Left to right addition promotes a better understanding of place value than right to left addition. In right to left addition, single digits are carried or regrouped with little emphasis placed on what the value of those carried digits are. In the example, 1246 + 586, students add 6 + 6 to get 12; they write down the 2 and carry the 1 when they should be carrying the ten. In the next step, they add 8 + 4 + 1 to get 13; they write down the 3 and carry the 1 when they should be adding 80 + 40 + 10, writing the 3 in the tens place (i.e. 30) and carrying the hundred. Essentially, right to left addition excludes vocabulary related to place value. Left to right addition, on the other hand, promotes an understanding of place value as each digit is given its correct value. In the example, the one in the thousands place is one thousand, the two in the hundreds place is two hundred, and so on.

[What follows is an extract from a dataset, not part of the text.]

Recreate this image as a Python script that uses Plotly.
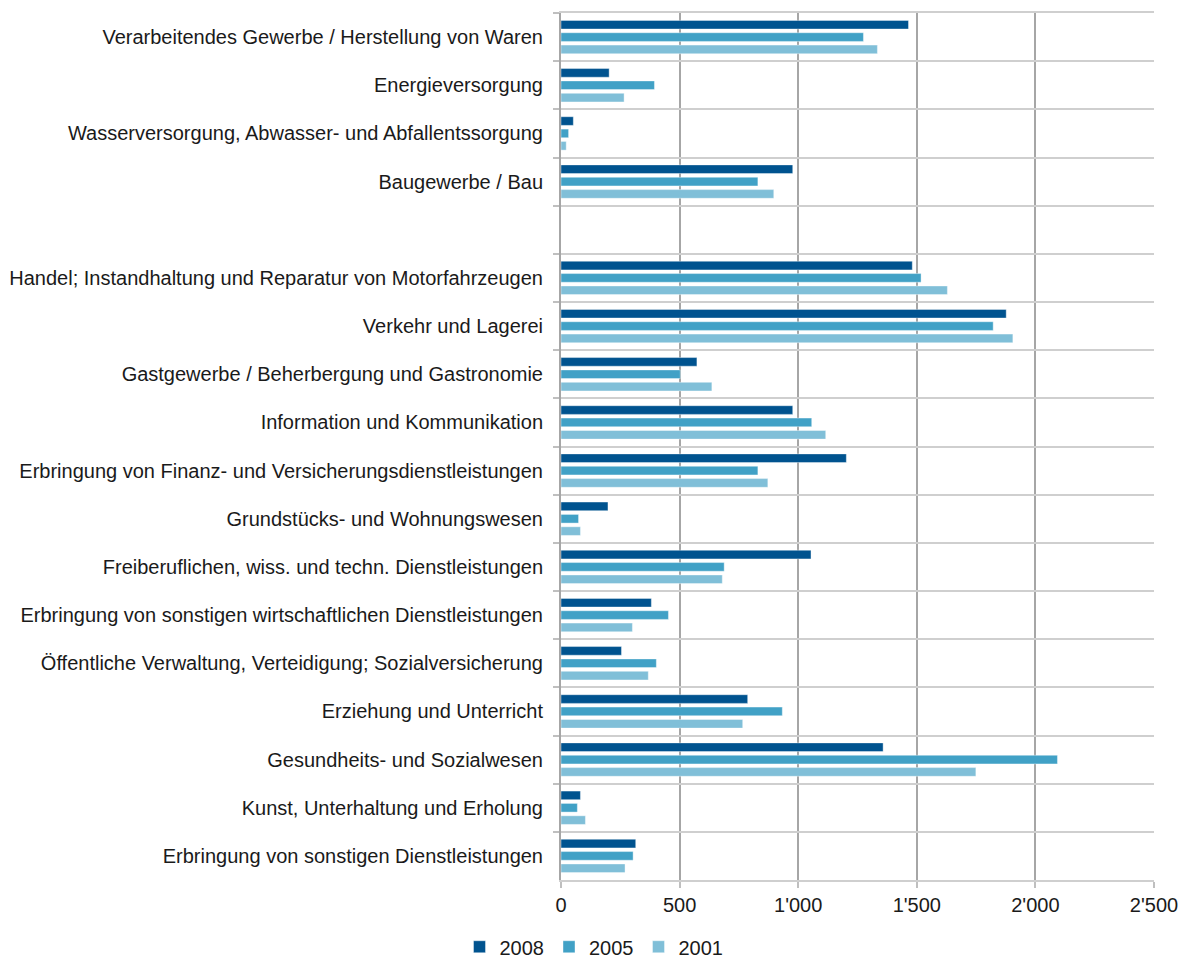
import plotly.graph_objects as go

# Branches, top to bottom (" " is the blank separator row)
categories = [
    "Verarbeitendes Gewerbe / Herstellung von Waren",
    "Energieversorgung",
    "Wasserversorgung, Abwasser- und Abfallentssorgung",
    "Baugewerbe / Bau",
    " ",
    "Handel; Instandhaltung und Reparatur von Motorfahrzeugen",
    "Verkehr und Lagerei",
    "Gastgewerbe / Beherbergung und Gastronomie",
    "Information und Kommunikation",
    "Erbringung von Finanz- und Versicherungsdienstleistungen",
    "Grundstücks- und Wohnungswesen",
    "Freiberuflichen, wiss. und techn. Dienstleistungen",
    "Erbringung von sonstigen wirtschaftlichen Dienstleistungen",
    "Öffentliche Verwaltung, Verteidigung; Sozialversicherung",
    "Erziehung und Unterricht",
    "Gesundheits- und Sozialwesen",
    "Kunst, Unterhaltung und Erholung",
    "Erbringung von sonstigen Dienstleistungen",
]

values_2008 = [1465, 203, 52, 977, None, 1481, 1877, 573, 977, 1203,
               198, 1054, 381, 255, 787, 1358, 82, 315]
values_2005 = [1275, 394, 32, 830, None, 1518, 1822, 503, 1057, 830,
               74, 688, 453, 402, 933, 2093, 69, 304]
values_2001 = [1334, 266, 22, 897, None, 1629, 1905, 636, 1116, 872,
               82, 680, 301, 368, 766, 1749, 103, 270]

x_ticks = [0, 500, 1000, 1500, 2000, 2500]
x_tick_labels = ["0", "500", "1'000", "1'500", "2'000", "2'500"]

series = [
    ("2008", values_2008, "#00538F"),
    ("2005", values_2005, "#41A1C6"),
    ("2001", values_2001, "#80BFD8"),
]

fig = go.Figure()
for name, vals, color in series:
    fig.add_trace(go.Bar(
        name=name,
        y=categories,
        x=vals,
        orientation="h",
        marker=dict(color=color, line=dict(color="rgba(255,255,255,0.8)", width=0.5)),
    ))

font_family = "Liberation Sans, Arial, sans-serif"

fig.update_layout(
    width=1188,
    height=960,
    margin=dict(l=561, r=34, t=13, b=80, autoexpand=False),
    paper_bgcolor="white",
    plot_bgcolor="white",
    barmode="group",
    bargap=0.23,
    bargroupgap=0.3,
    font=dict(family=font_family, size=20, color="#1a1a1a"),
    legend=dict(
        orientation="h",
        xref="container",
        yref="paper",
        x=0.5,
        xanchor="center",
        y=-0.077,
        yanchor="middle",
        font=dict(size=20),
        itemwidth=30,
        traceorder="normal",
    ),
    showlegend=True,
)

fig.update_xaxes(
    range=[0, 2500],
    tickvals=x_ticks,
    ticktext=x_tick_labels,
    automargin=False,
    showgrid=True,
    gridcolor="#A6A6A6",
    gridwidth=2,
    zeroline=False,
    showline=True,
    mirror=True,
    linecolor="#CFCFCF",
    linewidth=2,
    ticks="outside",
    ticklen=6,
    tickcolor="#BFBFBF",
    tickwidth=2,
    tickfont=dict(size=20),
)

fig.update_yaxes(
    type="category",
    categoryorder="array",
    categoryarray=categories,
    autorange="reversed",
    automargin=False,
    tickson="boundaries",
    showgrid=True,
    gridcolor="#CFCFCF",
    gridwidth=2,
    showline=True,
    linecolor="#A6A6A6",
    linewidth=2,
    ticks="outside",
    ticklen=6,
    tickcolor="#BFBFBF",
    tickwidth=2,
    ticklabelstandoff=12,
    tickfont=dict(size=20),
)

fig.write_html("out.html")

Left to right addition is well-suited to mental addition since the sum is cumulative with no steps in between; in other words, there is nothing for the student to keep in mind except for the cumulative sum. In right to left addition, several numbers must be remembered as the student proceeds. To illustrate this, consider the simple example, 64 + 88. In left to right addition, the sum is simple to find: 60, 140, 144, 152. Only one number had to be remembered at any point. In right to left addition, 4 + 8 is 12, so there are already two numbers to remember: the two in the ones place and the regrouped ten. The next step is to add 60 + 80 + 10 to get 150. At this point, the two must be recalled and added to the 150 to get 152. Although this sounds simple, it becomes more complicated with more digits.
Right to left addition does not require numbers to be lined up in a column, but it is often taught that way because the method tends to ignore place value and relies on a student's ability to line up the place values to compensate. Many errors that students make in right to left addition occur because they don't have a strong knowledge of place value, and they forget or don't realize that like place values need to be lined up. They might, for instance, add a digit in the tens place to a digit in the hundreds place. Another scenario is a sloppy recording of numbers where a digit is mistakenly added to the wrong column. In left to right addition, the emphasis is on finding a certain place value in each number rather than relying on the place values being aligned. Students, of course, need to be able to recognize place value before they can be successful at this method. For instance, they should be able to recognize that the ones in the numbers: 514, 1499, and 321 are in the tens, thousands, and ones places respectively. If they can't, further teaching on place value is required before addition can be taught effectively.
Although left to right addition has several advantages, it isn't suggested that you scrap everything else. Learning a wide variety of addition methods allows you latitude in problem solving situations. By teaching students this method, you give them another option when they are tackling addition questions.